For instance. It seems obvious at a common sense level that the different social sciences are all addressing pretty much the same thing (the same empirical phenomena) from different perspectives, with different tools. But they largely refuse to acknowledge each other, and this mutual isolation is clearly getting worse. I was lucky to be living in Hyde Park back when Gary Becker and Jim Coleman were holding their joint evening economics-and-sociology seminars at the University of Chicago. Whatever you may think of their own work, both of them were at least seriously trying to bridge this gap! Who (of that stature, at least) is even attempting such a thing now? Also, a generation ago economic history was a thriving subdiscipline within history; the papers in the Journal of Economic History and Economic History Review were written mostly by historians, people who may have known a bit of economics, but mainly knew archives and Quellenkritik and wanted to do justice to the facts from those sources. Those journals and similar ones have almost entirely been taken over by economists (this was already under way in 1985, as Robert Solow bitterly complained); historians have turned their backs on economic history almost completely. I have myself (jointly with an economic historian) tried to address this particular rupture in some detail. I challenge those who think that social ontology can somehow assist or support empirical research to suggest how it could possibly even be relevant to that discussion, or to the kinds of solutions envisaged in that paper. Or for that matter, how it could possibly have any relevance whatever to this larger problem of growing mutual isolation among the social sciences.

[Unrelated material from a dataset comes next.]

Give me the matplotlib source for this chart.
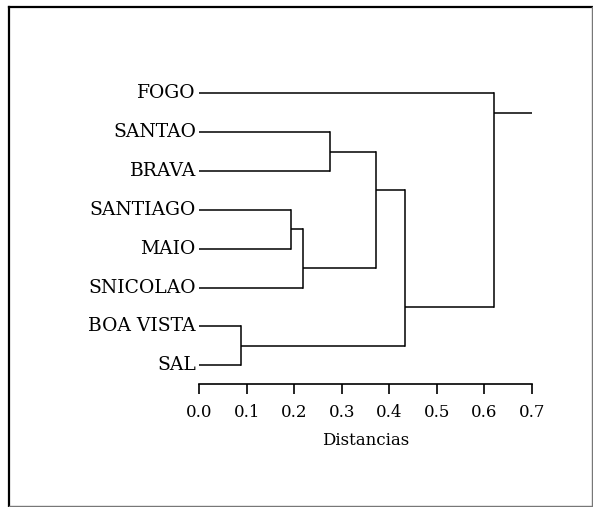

Of course it may well be that this problem is itself largely an institutional one, arising mostly from the different incentive structures within different disciplines, and especially the rise of economics as the all-conquering dominant gorilla among them, due to its prevalence in B-schools and undergraduate business programs. Then it would be incumbent on philosophers to point that out and encourage social scientists to study this process empirically, rather than going on about whether dimes are physical or social entities, or enriching their social ontology with Margaret Thatcher’s (presumably “common-sense” or ordinary-language) contention that “there is no such thing as society.” They will never get the attention of social scientists with that (or any) sort of ontological inquiry. The Ant Trap is the worst sort of vandalism; insofar as social scientists took note of it at all, it has very likely convinced a generation of them that philosophy does not and cannot have anything at all to contribute to solving the problems they care about.
Philosophers may well shrug and say they don’t care whether social scientists (or any scientists, or any people) pay any attention to what they write. In that case, their increasing irrelevance is richly deserved.